I had many sleepless, feverish nights where I sensed you were in danger. I had a long history of these frightening moments where I felt wholly at the will of a sinking ship brought down by plague and rot. Always, it lingered. The aftertaste of death. The rise from the ashes. Again and again, I succumbed to memories of horror and torture from the life I lived before you. If I took only one lesson from you, it was to free myself from the evil will of others.
And after years, we crossed paths again. We gamely gave our pre-scripted versions of happiness and congratulated each other on the dreams we chased. I thought, it was right to end this. But I wonder what it would have been like. He really does see me as just a friend. So, I floated through the crowd, and I talked to and hugged friends and strangers, and I felt myself pulled in by a strange rhythm, a magnetic pull into the eye of the hurricane. I felt a deep well of emotion rising up. I turned to leave, stricken by this strange sickness, and alone in the corner you stood, watching me. I turned to go, and you reached out desperately, and held my hand, looked into my eyes, clearly, and unafraid, and whispered, “I love you,” in a stolen moment I had prayed for many years- the façade falling apart and the charade imploding.
And I wept, I wept, I wept, for the misery I endured alone believing I had imagined such depth to this love, and I felt hate for the cowardice you exhibited in letting me march bravely forward without the divinity we were offered together. The sadness of love that never fully blooms is more painful than not having loved at all. The crushing sense of repression broke my will and altered the very fabric of my existence. I wept with the force of three thousand broken dreams and the faltering rise of a late sun. I had begged God to take this love from me. I had felt lost. I had felt alone. For what? Two lives torn apart and drifting towards the abyss feeling unanchored and a deep, aching sense of something profound missing. I built a life on empty graves.
You watched silently as if moving would break the spell. I could not find the words. I left.

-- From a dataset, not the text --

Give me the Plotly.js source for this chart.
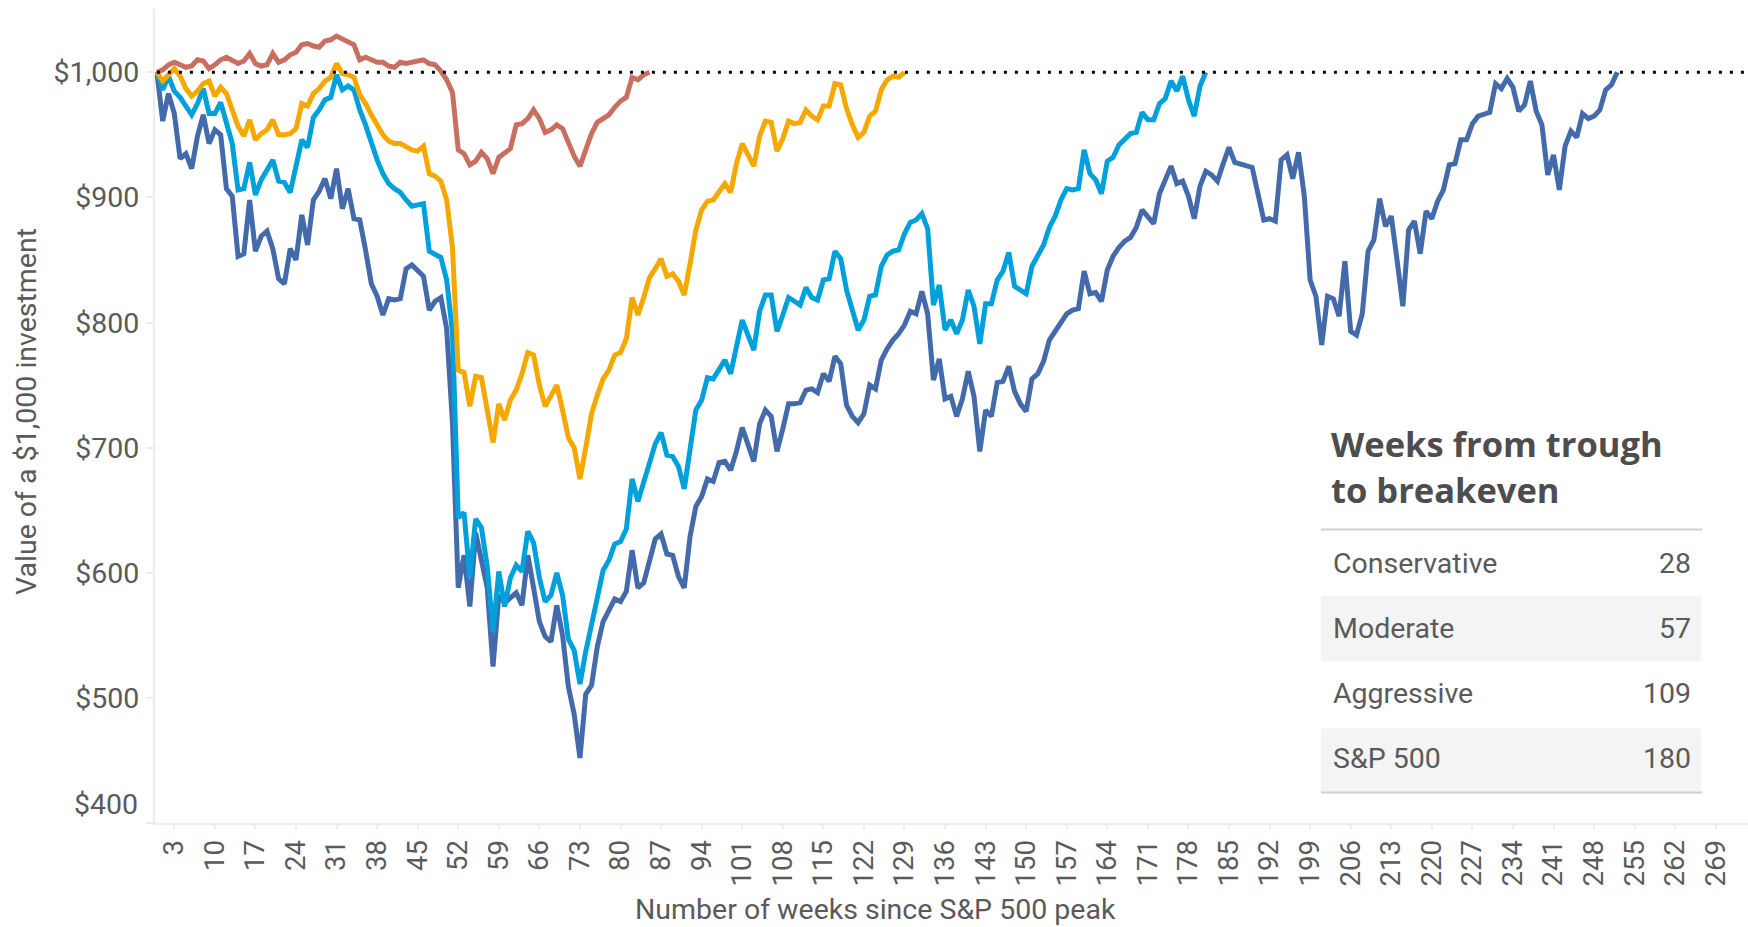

I wandered between a helpless sense of victimhood and a state of rage. Men place all their expectations on women without rising to meet them. They linger in their shadows and devise, scheme, and play until a force of nature makes them recognize their inability to rise above their lower nature. And rather than conquer this darkness, they blame the woman for awakening it within them. And rather than admit to being in love, which they consider weakness, they would rather bury it alive where it slithers restlessly like a starving snake. And rather than allowing themselves to be consumed alone by their own weakness, they suck the light out of her until she prays the love away.
And how can I love through the pain? How can I forgive you? Your confession did not make me feel safe. It made me feel used. As if you cannot recognize the truth of what is right in front of you unless another sees it first. Always with you it is a whisper in your ear guiding you through layers of deceit and another’s opinion always has prestige over mine. You cannot trust yourself. You blind yourself. You sacrifice me to satisfy the cruel urges of those you consider family.
And I see you on the outskirts of my life, here and there, flitting in and out of focus. You radiate a quiet acceptance and a quiet seething. You seem to me on the verge of collapsing under the weight of something heavy. I hear stories, and they paint you in a strange light. It’s as if you could never recover. I know I walked away and yet I still feel the pull. I sit in the Quarter underneath a full moon rising over the Mississippi River and I know I am meant for a great love. Was it you?